MOMPER, de, Flemish family of artists

Jan de Momper I (fl 1512–16) was a painter in Bruges; his son Josse de Momper I (1516–59) was known as an artist and dealer who moved from Bruges to Antwerp, where his son Bartolomeus de Momper (1535–after 1597) inherited both occupations, as well as being an engraver. Bartholomeus's sons Josse de Momper II and Jan de Momper II were both landscape painters, but Josse the younger, an engraver and draughtsman as well, was the outstanding artist of the family. His art, which was popular and influential in his own time, belongs to the transitional period between late 16th-century Mannerism and the tendency towards greater realism that developed in the early 17th century. Although two of Josse the younger's sons, Gaspard de Momper (active 1627) and Philips de Momper I (active 1622–34), were painters, little is known of their work, except that Philips was a staffage painter who executed the figures in some of his father's paintings; he also spent some years in Rome, where he had travelled with Jan Breughel the Younger.

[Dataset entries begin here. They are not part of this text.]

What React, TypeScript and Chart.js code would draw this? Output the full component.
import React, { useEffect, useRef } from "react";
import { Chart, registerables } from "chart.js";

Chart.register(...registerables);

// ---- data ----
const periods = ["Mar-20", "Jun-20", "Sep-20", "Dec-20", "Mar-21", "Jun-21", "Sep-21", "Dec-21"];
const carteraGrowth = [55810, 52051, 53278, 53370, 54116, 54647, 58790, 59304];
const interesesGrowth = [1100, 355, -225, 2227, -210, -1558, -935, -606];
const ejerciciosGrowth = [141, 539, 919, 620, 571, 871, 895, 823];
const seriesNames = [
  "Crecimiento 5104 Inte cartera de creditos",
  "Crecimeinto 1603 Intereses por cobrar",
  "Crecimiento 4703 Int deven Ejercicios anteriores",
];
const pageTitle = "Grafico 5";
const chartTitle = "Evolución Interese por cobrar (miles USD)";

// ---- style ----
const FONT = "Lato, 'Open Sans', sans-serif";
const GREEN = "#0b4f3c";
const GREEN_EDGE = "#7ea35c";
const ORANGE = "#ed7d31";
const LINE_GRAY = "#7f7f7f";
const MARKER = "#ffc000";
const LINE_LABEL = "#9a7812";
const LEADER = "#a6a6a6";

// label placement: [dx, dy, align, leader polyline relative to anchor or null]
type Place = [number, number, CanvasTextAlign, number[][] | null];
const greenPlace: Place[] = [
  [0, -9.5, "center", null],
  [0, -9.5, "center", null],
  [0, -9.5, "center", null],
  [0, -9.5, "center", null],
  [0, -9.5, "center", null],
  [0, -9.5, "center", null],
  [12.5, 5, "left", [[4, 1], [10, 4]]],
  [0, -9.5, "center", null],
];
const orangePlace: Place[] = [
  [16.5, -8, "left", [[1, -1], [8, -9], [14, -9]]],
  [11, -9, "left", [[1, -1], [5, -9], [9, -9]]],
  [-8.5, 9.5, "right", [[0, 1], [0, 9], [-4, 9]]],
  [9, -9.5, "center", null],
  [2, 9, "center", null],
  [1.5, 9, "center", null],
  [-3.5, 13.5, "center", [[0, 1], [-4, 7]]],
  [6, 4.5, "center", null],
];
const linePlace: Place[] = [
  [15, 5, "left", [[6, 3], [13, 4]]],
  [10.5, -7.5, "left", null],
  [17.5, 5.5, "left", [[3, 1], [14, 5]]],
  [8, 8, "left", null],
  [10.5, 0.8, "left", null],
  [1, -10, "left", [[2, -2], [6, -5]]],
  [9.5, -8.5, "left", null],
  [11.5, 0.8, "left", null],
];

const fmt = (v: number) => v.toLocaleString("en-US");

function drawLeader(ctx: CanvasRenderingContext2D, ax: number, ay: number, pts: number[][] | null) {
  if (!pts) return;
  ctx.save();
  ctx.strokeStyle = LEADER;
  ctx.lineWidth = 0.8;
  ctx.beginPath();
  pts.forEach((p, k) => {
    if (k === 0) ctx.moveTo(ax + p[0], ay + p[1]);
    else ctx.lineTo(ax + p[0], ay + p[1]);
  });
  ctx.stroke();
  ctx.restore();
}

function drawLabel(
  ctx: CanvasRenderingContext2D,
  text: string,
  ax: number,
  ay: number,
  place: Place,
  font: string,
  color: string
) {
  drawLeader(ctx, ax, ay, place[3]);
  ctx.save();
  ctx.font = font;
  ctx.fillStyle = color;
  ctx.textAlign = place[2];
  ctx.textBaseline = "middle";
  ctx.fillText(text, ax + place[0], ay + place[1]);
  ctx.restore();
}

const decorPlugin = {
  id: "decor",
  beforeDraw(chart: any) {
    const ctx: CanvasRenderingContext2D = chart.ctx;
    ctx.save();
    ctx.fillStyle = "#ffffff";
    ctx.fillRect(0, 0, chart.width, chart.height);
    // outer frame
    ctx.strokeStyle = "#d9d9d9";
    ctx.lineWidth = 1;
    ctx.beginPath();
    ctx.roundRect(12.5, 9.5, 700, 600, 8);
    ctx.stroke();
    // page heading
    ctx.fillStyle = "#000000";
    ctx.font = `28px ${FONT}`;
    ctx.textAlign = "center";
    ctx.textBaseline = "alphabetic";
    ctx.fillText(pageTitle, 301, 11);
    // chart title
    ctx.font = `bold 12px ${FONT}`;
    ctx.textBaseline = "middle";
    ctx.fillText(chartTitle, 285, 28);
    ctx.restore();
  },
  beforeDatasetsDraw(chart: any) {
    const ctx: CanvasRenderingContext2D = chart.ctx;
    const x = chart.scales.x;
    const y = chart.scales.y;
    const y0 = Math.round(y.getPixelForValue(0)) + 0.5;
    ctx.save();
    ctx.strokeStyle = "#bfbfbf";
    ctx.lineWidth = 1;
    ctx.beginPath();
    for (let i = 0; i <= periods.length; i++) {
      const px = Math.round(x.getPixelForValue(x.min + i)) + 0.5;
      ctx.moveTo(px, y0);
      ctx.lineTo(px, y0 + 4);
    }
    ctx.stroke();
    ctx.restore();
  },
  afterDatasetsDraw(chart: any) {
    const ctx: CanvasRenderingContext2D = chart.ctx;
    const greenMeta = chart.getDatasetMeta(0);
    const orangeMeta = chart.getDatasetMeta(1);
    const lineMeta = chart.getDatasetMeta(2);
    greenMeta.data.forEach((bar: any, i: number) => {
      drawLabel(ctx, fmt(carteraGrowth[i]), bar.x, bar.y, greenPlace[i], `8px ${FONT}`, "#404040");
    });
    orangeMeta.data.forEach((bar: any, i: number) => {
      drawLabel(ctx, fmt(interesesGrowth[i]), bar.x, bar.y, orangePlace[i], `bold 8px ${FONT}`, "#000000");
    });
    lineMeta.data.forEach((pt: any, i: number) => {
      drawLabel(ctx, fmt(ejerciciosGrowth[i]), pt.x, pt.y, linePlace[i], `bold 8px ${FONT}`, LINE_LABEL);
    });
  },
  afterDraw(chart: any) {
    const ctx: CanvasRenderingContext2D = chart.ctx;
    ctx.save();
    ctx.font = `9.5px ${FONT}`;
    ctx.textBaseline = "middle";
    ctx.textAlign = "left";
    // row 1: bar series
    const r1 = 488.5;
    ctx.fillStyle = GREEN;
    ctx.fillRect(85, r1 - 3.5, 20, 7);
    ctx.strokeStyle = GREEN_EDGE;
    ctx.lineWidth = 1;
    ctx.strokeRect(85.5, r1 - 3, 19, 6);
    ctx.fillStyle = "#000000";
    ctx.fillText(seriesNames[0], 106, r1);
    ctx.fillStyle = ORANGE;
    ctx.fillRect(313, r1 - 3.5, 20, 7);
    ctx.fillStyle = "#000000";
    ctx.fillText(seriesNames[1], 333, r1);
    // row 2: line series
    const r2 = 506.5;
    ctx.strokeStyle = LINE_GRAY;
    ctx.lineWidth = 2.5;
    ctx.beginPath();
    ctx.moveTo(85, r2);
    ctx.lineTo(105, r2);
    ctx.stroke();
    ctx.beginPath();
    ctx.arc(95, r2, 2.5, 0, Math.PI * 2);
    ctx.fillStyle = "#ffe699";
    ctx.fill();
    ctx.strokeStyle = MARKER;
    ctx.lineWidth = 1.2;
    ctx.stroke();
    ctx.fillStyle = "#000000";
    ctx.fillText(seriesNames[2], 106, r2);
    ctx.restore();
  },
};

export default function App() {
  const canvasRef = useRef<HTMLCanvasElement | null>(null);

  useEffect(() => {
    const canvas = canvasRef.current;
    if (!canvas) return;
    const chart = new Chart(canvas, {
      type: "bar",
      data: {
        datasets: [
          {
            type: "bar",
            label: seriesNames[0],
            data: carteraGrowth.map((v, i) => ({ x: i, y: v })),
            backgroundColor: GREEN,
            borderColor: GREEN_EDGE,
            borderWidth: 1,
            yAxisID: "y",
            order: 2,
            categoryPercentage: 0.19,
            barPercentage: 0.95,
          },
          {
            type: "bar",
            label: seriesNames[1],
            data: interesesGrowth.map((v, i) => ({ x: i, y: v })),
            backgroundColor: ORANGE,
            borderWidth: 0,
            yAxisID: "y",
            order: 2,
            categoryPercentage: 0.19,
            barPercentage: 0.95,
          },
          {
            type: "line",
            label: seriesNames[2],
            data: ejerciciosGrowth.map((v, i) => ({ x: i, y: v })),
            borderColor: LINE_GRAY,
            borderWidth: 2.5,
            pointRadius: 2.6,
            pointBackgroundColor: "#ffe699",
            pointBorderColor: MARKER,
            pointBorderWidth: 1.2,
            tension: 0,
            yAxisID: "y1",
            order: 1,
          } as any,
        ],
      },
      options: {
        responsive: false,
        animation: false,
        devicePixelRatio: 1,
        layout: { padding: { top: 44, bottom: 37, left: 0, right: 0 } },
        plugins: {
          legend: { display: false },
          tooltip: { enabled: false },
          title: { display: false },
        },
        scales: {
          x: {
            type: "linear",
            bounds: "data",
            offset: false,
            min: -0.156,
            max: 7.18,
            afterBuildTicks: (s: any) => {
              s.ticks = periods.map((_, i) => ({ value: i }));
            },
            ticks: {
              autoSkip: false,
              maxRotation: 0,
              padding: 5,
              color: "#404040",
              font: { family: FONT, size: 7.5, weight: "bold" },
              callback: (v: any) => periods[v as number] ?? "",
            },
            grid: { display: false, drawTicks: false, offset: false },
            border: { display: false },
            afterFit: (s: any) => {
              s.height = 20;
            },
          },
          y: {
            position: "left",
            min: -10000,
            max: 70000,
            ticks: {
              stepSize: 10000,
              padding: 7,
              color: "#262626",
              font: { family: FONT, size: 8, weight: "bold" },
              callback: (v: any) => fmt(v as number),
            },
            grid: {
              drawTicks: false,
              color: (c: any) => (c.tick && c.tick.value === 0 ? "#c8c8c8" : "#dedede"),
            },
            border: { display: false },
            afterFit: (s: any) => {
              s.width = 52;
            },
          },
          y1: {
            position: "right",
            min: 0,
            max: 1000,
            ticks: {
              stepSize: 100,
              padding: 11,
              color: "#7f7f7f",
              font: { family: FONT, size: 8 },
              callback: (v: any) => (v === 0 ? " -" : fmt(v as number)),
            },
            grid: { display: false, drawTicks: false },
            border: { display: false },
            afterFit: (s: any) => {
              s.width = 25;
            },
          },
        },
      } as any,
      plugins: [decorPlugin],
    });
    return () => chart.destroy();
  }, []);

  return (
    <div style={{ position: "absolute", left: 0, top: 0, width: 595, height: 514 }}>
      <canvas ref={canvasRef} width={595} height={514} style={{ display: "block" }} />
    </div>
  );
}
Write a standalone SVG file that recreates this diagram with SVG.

Jan de Momper the Younger's son Frans de Momper was, like his uncle, a landscape painter and draughtsman; he worked for 20 years in the Dutch Republic, and his style reflects that of the younger generation of Dutch artists in its monochrome colouring, while owing much to his uncle's influence in the preference for wide vistas. Frans's brother, Philips de Momper II (active 1622; d 1675), was also a painter.